Remember Dr. Williams, the Chrysalis scientist who went to work for Khan? He was one of the senior scientists on the project, surely he would've known about any hidden embryo caches. But he never brought them to Khan's attention, which IMO he would've done to further cement his good standing with the dictator.
Maybe he was hedging his bets by keeping them secret. Or maybe he didn't know about them because they were a secret Dr. Kaur kept from the rest of Chrysalis. There are many possible explanations.
And
King Daniel's right. There are plenty of contradictions already extant within Trek canon, and the only way to reconcile them is by not obsessing over every exact detail. That's the nature of any lengthy, evolving narrative, especially one created by multiple people. Sometimes you just have to accept that a new work requires reinterpreting things from an earlier work, and you can't do that if you're unwilling to ignore a few details here and there.

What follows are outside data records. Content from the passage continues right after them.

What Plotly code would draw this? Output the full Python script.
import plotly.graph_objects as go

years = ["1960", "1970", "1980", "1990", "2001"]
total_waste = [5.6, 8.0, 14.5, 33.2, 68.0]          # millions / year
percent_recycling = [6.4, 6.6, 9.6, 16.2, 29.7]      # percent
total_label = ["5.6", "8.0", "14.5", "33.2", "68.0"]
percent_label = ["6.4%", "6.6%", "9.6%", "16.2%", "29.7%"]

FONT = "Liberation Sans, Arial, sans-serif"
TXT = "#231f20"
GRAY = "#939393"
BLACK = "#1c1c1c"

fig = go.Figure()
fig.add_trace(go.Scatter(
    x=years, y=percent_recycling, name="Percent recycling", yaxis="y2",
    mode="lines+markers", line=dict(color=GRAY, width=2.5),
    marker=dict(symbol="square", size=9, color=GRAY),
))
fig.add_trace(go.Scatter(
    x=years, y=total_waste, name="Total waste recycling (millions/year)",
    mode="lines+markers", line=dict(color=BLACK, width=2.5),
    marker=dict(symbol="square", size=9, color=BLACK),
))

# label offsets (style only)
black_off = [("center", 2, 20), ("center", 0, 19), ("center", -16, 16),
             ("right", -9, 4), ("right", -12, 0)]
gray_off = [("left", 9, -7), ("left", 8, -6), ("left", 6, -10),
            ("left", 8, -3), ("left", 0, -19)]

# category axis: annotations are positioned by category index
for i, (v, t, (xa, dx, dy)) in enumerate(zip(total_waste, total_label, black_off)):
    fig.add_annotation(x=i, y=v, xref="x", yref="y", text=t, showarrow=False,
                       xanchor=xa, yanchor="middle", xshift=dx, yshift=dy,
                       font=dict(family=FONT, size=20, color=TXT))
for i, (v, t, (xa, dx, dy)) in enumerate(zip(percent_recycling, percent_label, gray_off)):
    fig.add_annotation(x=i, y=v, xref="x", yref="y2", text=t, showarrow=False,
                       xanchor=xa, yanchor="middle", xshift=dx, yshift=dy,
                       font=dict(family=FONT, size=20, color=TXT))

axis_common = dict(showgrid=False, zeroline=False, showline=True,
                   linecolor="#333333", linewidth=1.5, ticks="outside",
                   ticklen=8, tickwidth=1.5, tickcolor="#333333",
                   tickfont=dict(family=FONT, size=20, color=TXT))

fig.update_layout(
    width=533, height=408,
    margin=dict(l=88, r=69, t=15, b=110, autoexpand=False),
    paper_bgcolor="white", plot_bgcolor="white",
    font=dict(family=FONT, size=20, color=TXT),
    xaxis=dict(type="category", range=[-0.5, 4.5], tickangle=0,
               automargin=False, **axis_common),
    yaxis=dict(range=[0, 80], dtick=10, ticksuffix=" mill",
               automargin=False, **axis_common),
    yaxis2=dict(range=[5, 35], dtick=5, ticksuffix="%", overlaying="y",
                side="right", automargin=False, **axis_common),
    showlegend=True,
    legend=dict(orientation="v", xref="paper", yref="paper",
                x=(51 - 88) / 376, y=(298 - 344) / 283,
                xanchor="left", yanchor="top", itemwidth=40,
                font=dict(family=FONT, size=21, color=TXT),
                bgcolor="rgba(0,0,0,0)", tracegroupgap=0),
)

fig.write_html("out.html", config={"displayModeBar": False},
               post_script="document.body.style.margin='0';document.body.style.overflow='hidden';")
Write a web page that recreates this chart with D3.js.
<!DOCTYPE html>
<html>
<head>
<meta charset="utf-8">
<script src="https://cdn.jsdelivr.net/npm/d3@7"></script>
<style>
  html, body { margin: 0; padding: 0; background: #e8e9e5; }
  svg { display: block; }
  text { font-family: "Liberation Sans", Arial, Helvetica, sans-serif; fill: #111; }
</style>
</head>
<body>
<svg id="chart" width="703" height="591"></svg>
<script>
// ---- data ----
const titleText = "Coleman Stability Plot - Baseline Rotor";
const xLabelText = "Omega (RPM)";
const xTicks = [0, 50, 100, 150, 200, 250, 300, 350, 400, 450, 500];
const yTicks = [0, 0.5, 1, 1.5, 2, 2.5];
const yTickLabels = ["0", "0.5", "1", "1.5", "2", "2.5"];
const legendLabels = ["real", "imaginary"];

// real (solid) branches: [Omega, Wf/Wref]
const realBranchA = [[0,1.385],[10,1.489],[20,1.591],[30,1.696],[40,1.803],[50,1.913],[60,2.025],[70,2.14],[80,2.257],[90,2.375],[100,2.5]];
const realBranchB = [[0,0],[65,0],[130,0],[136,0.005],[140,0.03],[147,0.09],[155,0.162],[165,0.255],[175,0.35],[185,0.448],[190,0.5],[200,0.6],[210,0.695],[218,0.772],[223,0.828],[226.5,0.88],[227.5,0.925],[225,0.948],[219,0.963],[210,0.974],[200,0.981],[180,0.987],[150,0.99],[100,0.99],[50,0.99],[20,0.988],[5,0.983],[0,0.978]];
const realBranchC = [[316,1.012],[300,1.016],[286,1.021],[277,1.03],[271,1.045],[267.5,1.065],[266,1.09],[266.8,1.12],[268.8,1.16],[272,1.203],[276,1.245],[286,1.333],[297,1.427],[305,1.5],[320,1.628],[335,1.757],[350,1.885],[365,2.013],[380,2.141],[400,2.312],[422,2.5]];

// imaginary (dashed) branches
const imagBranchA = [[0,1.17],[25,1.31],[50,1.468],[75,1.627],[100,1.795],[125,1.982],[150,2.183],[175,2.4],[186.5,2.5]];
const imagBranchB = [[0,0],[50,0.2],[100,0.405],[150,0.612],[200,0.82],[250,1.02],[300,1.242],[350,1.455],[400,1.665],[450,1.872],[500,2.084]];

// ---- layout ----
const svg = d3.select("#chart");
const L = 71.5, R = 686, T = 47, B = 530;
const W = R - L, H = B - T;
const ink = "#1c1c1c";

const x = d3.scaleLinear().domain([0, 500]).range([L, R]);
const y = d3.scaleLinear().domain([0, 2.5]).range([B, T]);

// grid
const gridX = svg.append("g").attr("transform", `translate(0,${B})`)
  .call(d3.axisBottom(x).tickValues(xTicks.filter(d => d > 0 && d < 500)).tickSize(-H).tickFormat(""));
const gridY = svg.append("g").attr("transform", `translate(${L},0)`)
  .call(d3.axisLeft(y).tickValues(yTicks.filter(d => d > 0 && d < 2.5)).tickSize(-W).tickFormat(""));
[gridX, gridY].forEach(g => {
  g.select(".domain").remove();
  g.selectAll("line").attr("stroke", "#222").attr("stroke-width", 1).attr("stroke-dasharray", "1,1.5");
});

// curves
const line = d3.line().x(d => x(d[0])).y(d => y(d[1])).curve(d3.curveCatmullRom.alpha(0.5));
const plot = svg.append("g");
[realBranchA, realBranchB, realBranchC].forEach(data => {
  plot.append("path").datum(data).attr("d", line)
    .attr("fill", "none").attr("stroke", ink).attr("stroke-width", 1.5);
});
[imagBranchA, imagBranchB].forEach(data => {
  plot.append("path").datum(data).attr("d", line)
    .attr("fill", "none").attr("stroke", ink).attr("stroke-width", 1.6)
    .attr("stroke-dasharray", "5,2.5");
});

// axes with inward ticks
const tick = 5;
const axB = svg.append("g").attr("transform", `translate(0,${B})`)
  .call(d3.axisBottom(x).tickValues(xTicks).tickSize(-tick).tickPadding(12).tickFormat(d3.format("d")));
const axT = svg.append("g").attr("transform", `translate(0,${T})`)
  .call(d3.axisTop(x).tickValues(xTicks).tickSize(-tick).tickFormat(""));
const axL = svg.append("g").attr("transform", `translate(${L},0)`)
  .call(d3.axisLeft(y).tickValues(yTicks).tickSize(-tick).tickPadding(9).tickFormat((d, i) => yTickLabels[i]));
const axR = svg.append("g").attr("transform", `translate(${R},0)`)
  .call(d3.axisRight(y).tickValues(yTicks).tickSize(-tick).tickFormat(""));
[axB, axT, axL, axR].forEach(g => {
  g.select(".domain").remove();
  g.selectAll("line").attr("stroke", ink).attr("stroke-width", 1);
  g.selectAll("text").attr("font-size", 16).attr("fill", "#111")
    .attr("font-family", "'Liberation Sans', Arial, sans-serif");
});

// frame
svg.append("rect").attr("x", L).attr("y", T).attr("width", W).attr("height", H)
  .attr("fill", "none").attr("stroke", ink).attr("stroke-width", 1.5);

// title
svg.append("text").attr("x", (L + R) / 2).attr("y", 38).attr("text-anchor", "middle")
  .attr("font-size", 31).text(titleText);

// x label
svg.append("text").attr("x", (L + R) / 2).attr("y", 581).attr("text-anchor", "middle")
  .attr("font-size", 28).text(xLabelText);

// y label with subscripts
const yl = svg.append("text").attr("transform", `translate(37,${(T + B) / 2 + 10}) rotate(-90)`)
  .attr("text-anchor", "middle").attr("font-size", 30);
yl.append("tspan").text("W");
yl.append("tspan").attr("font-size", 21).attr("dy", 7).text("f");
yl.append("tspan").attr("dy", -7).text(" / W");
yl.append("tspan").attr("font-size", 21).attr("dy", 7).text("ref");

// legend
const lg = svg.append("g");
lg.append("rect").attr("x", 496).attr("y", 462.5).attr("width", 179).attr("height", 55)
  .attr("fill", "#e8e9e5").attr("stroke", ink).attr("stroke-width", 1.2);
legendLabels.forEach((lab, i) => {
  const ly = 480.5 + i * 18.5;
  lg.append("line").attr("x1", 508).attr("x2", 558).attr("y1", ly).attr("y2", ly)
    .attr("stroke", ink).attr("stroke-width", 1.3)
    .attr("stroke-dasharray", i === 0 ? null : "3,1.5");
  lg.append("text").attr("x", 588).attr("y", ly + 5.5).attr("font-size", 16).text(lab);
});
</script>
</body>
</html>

Hmmmm....I have to say, I'm more the opinion that once the timelines diverged (whether due to Nero's appearance or not, though I'm more inclined to believe it was already different), events in the past caused by events in the future would no longer occur, because that future no longer happens in the new timeline. So you wouldn't have things like the Ferengi crashing at Roswell in '47, Kirk and co. appearing in 1986 in a Klingon BoP and rescuing two humpback whales, the Borg attacking Earth in 2063, etc, etc.
This isn't a matter of opinion, it's a matter of logic and physics. What does "no longer occur" even mean in this context? "No longer" means "after a change." But "after X" means "in the future of X." How can the past be in its own future? It's a contradiction in terms to say that the past "no longer" happened the way it happened. From the time traveller's subjective viewpoint, it may appear that a single moment can come before or after itself, but that's an illusion caused by the traveller doubling back on one's worldline.

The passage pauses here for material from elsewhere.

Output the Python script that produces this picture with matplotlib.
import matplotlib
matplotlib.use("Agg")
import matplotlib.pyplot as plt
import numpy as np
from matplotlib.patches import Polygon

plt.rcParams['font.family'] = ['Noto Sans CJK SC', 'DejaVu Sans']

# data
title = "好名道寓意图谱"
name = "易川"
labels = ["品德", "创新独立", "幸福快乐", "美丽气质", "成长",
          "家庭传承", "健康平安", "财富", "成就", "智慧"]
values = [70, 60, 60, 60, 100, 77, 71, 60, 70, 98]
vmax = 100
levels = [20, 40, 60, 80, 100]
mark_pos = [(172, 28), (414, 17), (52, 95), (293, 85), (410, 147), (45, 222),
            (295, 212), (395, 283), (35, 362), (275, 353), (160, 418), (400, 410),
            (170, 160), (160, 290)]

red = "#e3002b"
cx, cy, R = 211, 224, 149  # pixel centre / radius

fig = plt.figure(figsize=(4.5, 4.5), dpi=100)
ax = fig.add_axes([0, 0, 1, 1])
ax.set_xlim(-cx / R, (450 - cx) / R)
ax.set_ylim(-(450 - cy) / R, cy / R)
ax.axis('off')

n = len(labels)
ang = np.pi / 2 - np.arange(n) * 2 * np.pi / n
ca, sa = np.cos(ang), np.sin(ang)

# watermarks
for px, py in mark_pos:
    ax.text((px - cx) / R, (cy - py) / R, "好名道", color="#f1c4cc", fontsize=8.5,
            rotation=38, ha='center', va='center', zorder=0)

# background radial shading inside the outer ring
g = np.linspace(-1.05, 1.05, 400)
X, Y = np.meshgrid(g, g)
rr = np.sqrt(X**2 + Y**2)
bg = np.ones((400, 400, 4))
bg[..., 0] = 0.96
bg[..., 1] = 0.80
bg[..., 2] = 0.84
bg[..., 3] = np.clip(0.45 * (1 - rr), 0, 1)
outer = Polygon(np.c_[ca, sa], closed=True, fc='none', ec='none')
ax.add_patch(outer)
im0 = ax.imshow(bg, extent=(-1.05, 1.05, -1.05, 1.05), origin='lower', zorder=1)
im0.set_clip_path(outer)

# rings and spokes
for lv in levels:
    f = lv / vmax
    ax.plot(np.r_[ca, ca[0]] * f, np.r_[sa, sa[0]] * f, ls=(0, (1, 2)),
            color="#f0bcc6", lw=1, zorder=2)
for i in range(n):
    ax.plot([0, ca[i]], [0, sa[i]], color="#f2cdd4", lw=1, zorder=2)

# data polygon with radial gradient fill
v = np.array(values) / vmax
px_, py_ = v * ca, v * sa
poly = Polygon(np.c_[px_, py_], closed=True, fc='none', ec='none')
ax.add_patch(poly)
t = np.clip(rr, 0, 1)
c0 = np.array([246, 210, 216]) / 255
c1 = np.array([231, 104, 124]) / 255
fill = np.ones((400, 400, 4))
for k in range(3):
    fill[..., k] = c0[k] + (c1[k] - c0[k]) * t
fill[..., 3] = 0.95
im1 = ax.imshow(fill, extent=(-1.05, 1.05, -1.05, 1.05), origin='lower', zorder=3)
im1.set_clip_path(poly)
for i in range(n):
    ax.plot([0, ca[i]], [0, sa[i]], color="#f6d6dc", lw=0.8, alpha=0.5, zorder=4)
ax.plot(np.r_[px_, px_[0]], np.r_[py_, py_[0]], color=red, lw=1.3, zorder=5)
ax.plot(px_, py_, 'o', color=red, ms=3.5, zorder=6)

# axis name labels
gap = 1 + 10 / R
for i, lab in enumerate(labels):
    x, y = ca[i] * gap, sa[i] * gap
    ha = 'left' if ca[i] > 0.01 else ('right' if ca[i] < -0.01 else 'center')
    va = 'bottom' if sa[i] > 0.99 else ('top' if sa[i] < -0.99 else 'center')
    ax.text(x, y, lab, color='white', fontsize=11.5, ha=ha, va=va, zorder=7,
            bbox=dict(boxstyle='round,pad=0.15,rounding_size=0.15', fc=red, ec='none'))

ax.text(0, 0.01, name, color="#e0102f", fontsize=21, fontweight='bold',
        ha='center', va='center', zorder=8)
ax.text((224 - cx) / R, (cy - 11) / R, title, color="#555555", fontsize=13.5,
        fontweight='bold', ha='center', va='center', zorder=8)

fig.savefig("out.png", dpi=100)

The only way there can be two versions of a single moment in time, by definition, is if they are simultaneous, in parallel timelines. But in this case, we're talking about a single timeline that forks into two branches in March 2233. Anyone in either of those branches travelling back in time to a date before 2233 will end up in the same timeline. And therefore it follows that either one could affect events in the other. And as I explained, we have multiple canonical examples of exactly that happening.